That would be absolutely politically incorrect.
Politically correct or not, laws should be thought out logically and rationally instead of pandering to emotion. But yeah poltical correctness is getting too extreme nowadays
But the point is that affirmative action laws or whatever they are called in a particular country are enacted to correct perceived inequalities in certain segments of society.
There isn't any evidence provided that any workplace actively discriminates against women.
Can you imagine the chitstorm that feminists would raise if this were the case?
The fact that there are hardly any laws that favour men is probably because men have not historically been discriminated against on the basis of their gender (race, religion, etc are separate issues).
And how does the past affect us?
You really think there's true equality?
Women earn same as men.
Law after law favour women.
Judges and juries tend to favour women.
Yep, I too would say that isn't equality.
Equality isn't only about earning capacity and/or income; just because women earn roughly the same as men, doesn't mean that we afforded the same respect as men.
I don't quite grasp what you are saying here?
To give a very obvious example, the entertainment industry doesn't objectify men even half as much as it objectifies and exploits women.
No-one forces women to do these jobs. Women freely and openly accept these jobs and hence damaging their own image. The media also make men seem weak and incompetent, but I don't really care as these men have accepted to play/portray these roles. Who gives a fuk what the media says?
A woman who has worked hard and contributed to society, will receive the same amount of respect as a man who has also worked hard in and contributed to society.
On the other hand a woman who tried to get by in life solely on her looks and doesn't care about society/well being of others will not receive any respect and rightfully so. The same applies for men.
For every Abercrombie & Fitch advertisement of a half naked man, you'll see a disproportionate number of advertisements featuring scantily-clad women in suggestive poses.
Again, these women have made the decision to be in these adverts. Many feminists in fact say this liberates women.

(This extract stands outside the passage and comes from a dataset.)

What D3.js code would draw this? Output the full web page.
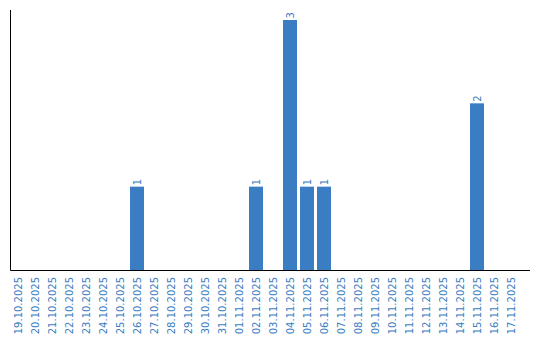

Let's move out of our comfort zone for a second and consider the plight of women in backward shitholes like Saudi Arabia and African villages that still practice FGM. Let's consider Islamic laws that allow men to have up to four wives but nothing similar for women. Let's consider deeply-entrenched cultural perceptions that deem swearing "unlady-like", whatever the hell that means.
I am really only talking about first world countries.
But yeah most third world countries do treat women like chit.
There's only so much the law can do to promote gender equality; the rest of it - an overwhelming proportion - is a matter of social and cultural perceptions.
I'm pretty sure there are no laws in those countries to promote gender equalities.
Does that law really discriminate against men though? From what I read in the article, it gives employers the option to hire a candidate to fill certain quotas. It does not force all employers to set a quota of males, females, whites, blacks, etc in their workplace. It would plausibly lead to some discriminatory hiring policies, but it would not be on the same scale as denying voting rights to women, for example. For the record, I don't think it's a good law at all, but you're making it sound like it seeks only to protect women when its coverage extends to racial minorities and disabled people. There is a huge distinction in the impact of a statute that seeks to protect ONLY women and one that seeks to protect a group of minoritiies, INLCUDING women.
Again, like I said, there are initiatives taken like these which are made lawful for women yet none for men who are underrepresented in some areas of the workforce.
In any event, I don't agree with affirmative action at all. I am very Singaporean in this regard: I believe in pure meritocracy. You get the job that you deserve based on your skills and qualifications. Nothing else should factor in the equation.
Yep that's the way it should be and for the large part it is like this.